■ **The data**
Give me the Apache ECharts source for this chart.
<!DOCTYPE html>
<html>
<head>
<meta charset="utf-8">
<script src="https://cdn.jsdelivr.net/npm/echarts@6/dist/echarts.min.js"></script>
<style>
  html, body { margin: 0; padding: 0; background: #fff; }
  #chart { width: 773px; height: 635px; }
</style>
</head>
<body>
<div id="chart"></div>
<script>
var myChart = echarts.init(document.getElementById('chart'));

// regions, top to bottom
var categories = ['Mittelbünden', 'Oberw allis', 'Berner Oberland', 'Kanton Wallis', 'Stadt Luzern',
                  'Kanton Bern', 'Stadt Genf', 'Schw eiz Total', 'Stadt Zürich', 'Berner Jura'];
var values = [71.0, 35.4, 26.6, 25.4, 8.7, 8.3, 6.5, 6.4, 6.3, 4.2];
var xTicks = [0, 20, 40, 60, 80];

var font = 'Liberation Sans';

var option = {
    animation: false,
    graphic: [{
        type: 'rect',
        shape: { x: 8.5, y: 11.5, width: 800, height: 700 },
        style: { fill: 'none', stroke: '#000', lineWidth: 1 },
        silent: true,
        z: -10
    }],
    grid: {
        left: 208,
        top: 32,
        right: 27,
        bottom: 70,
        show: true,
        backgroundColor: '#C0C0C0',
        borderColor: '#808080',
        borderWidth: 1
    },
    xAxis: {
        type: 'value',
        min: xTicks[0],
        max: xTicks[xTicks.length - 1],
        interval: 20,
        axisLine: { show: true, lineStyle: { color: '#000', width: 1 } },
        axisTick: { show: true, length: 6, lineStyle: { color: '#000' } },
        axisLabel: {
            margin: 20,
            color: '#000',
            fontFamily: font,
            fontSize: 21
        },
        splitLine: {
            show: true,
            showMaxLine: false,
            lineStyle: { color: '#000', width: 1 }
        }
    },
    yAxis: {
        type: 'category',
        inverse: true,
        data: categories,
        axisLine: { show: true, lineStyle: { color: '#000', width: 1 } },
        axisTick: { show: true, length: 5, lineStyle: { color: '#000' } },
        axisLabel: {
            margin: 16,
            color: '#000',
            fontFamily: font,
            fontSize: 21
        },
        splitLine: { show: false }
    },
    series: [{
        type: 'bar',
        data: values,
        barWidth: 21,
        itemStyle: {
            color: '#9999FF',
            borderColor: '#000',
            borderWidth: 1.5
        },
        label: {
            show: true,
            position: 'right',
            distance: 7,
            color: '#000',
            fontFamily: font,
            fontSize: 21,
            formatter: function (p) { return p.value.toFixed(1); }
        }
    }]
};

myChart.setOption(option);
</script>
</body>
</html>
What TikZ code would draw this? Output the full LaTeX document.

■ **Do this**
Lines from the beginning of the data above through the line containing "var font = 'Liberation Sans';" are to be returned exactly, and no others.

■ **Solution to this task**
Give me the Apache ECharts source for this chart.
<!DOCTYPE html>
<html>
<head>
<meta charset="utf-8">
<script src="https://cdn.jsdelivr.net/npm/echarts@6/dist/echarts.min.js"></script>
<style>
  html, body { margin: 0; padding: 0; background: #fff; }
  #chart { width: 773px; height: 635px; }
</style>
</head>
<body>
<div id="chart"></div>
<script>
var myChart = echarts.init(document.getElementById('chart'));

// regions, top to bottom
var categories = ['Mittelbünden', 'Oberw allis', 'Berner Oberland', 'Kanton Wallis', 'Stadt Luzern',
                  'Kanton Bern', 'Stadt Genf', 'Schw eiz Total', 'Stadt Zürich', 'Berner Jura'];
var values = [71.0, 35.4, 26.6, 25.4, 8.7, 8.3, 6.5, 6.4, 6.3, 4.2];
var xTicks = [0, 20, 40, 60, 80];

var font = 'Liberation Sans';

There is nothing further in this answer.